TOKUGAWA SOCIETY One of the major contradictions in Tokugawa society was between control and freedom. On the one hand, the daimyo tried to draw power closer to himself and to centralize control of the various activities going on in Japan at the time. On the other hand, Japan had in many senses never been more free—people could get more education than ever before, they could travel and do business more freely than ever before. Throughout the Edo period there was a kind of tension between centralized control of Japan and the way that power was shifting to ordinary citizens contemporaneously.
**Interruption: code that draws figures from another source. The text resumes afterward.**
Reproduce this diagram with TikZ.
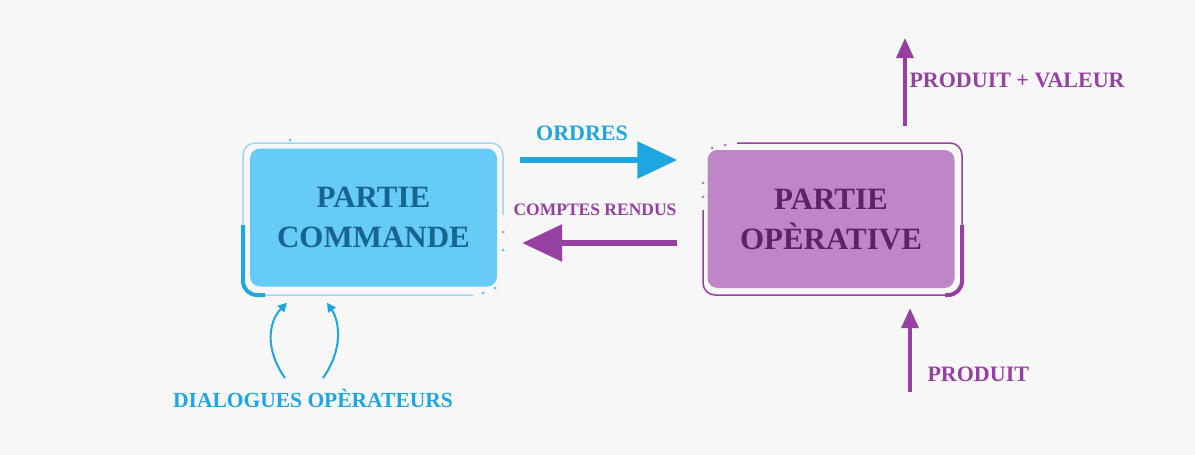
\documentclass[tikz,border=0pt]{standalone}
\usepackage{fontspec}
\setmainfont{Liberation Serif}
\usetikzlibrary{arrows.meta,calc}

\definecolor{fond}{RGB}{247,247,247}
\definecolor{bleu}{RGB}{102,203,246}
\definecolor{bleufonce}{RGB}{22,100,145}
\definecolor{bleuvif}{RGB}{30,166,224}
\definecolor{bleucadre}{RGB}{160,215,240}
\definecolor{mauve}{RGB}{191,134,199}
\definecolor{mauvefonce}{RGB}{92,34,98}
\definecolor{mauvevif}{RGB}{150,64,162}

\begin{document}
\begin{tikzpicture}[x=1pt,y=-1pt,
	boite/.style={rounded corners=10pt,minimum width=247pt,minimum height=138pt,align=center,
		font=\bfseries\fontsize{31}{40}\selectfont},
	etiquette/.style={font=\bfseries\fontsize{22}{26}\selectfont},
	grosfleche/.style={line width=6pt,-{Triangle[length=40pt,width=36pt]}},
	fleche/.style={line width=3.5pt,-{Triangle[length=20pt,width=17pt]}},
	courbe/.style={line width=2pt,bleuvif,-{Triangle[length=9pt,width=9pt]}}]
	\fill[fond] (0,0) rectangle (1195,455);
	% les deux parties
	\node[boite,fill=bleu,text=bleufonce] (cmd) at (373.5,217.5) {PARTIE\\COMMANDE};
	\node[boite,fill=mauve,text=mauvefonce] (op) at (831,219) {PARTIE\\OP\`ERATIVE};
	% cadres
	\draw[bleucadre,line width=1.5pt,rounded corners=12pt] (473,295) -- (243,295) -- (243,143) -- (503,143) -- (503,215);
	\draw[bleuvif,line width=4pt,rounded corners=14pt] (243,225) -- (243,295) -- (265,295);
	\draw[mauvevif,line width=1.5pt,rounded corners=12pt] (737,143) -- (962,143) -- (962,295) -- (703,295) -- (703,210);
	\draw[mauvevif,line width=4pt,rounded corners=14pt] (962,225) -- (962,295) -- (945,295);
	\foreach \x/\y in {503/232,503/250,495/288,483/293,290/140}
		\fill[bleuvif!70] (\x,\y) circle (1.5pt);
	\foreach \x/\y in {712/148,725/145,703/183,703/197}
		\fill[mauvevif!70] (\x,\y) circle (1.5pt);
	% ordres et comptes rendus
	\node[etiquette,text=bleuvif] (ordres) at (582,133) {ORDRES};
	\node[etiquette,text=mauvevif,font=\bfseries\fontsize{17.5}{20}\selectfont] (comptes) at (595,210) {COMPTES RENDUS};
	\draw[grosfleche,bleuvif] ($(cmd.east)+(23,-57.5)$) -- ($(op.west)+(-30,-59)$);
	\draw[grosfleche,mauvevif] ($(op.west)+(-30,24)$) -- ($(cmd.east)+(25,25.5)$);
	% produit
	\coordinate (sortie) at (905,38);
	\coordinate (entree) at (910,392);
	\node[etiquette,text=mauvevif,anchor=west] (valeur) at (906,80) {PRODUIT + VALEUR};
	\node[etiquette,text=mauvevif,anchor=west] (produit) at (924,374) {PRODUIT};
	\draw[fleche,mauvevif] ($(op.north)+(74,-24)$) -- (sortie);
	\draw[fleche,mauvevif] (entree) -- ($(op.south)+(79,20)$);
	% dialogues
	\node[etiquette,text=bleuvif,font=\bfseries\fontsize{21.5}{25}\selectfont] (dialogues) at (313,398) {DIALOGUES OP\`ERATEURS};
	\draw[courbe] ($(dialogues.center)+(-28,-20)$) .. controls (265,350) and (268,322) .. ($(cmd.south)+(-86.5,16)$);
	\draw[courbe] ($(dialogues.center)+(10,-20)$) .. controls (343,350) and (340,322) .. ($(cmd.south)+(-46.5,16)$);
\end{tikzpicture}
\end{document}
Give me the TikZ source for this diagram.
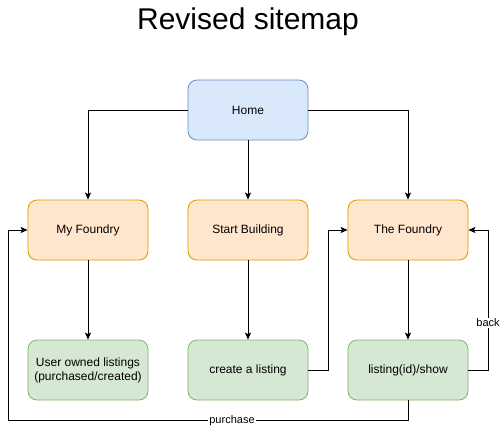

The Edo period began when the daimyos began to centralize control and bring warring and competing factions together. Money was spent by this new government in order to maintain unity and control of the regions. Roads were built which allowed tradespeople and business people to trade more extensively throughout Japan. Because Edo had been built into such a large city (more than twice the size of Kyoto or Osaka, for example), it had become a central market. You had to have a presence there if you wanted to get rich. And the daimyo and the people at his court were the final economic arbiters. Roads, for example, helped to centralize the economy, but they also helped to unify and centralize the culture. Ideas and novelties passed quickly through the country. In the past, it might have taken decades for a new method of farming or a new invention to shift from one region to the next. Now with more trade and
mobility these ideas and their attendant culture moved quickly around the country. It is difficult to overstate the importance of roads to the unity—both economic and cultural—of Japan during this period. Nihonbashi, for example, was a spot in the center of Edo from which all distances were measured in Japan. It was also a place where the Tōkaidō Road began. This was the main highway linking Edo with the ancient capital, Kyoto. These roads had symbolic value but also huge practical value.
While the central government was exerting more control over the lives of Japanese than it ever had before, the Japanese had never been more free. The business and cultural climates were very unrestricted within the limits imposed by the central government. People could get rich both through their business acumen and as artists and craftspeople. Merchants, for example, were seen by many to be part of the lower classes, but because of the wealth they were able to generate, people were forced to respect them and pay them notice. This was novel. In the past the levers of economic wealth had been held by only a few. Now the government had more power than ever before, but contradictorily individuals could also shape their lives more significantly than before. A merchant was not far off from the power wielded by a samurai.
The Edo period was one of prosperity and contradiction. As the government gained more power, more was also shifted towards ordinary citizens. They could travel more extensively and they could generate more income for themselves within the centralized limits imposed by the daimyos.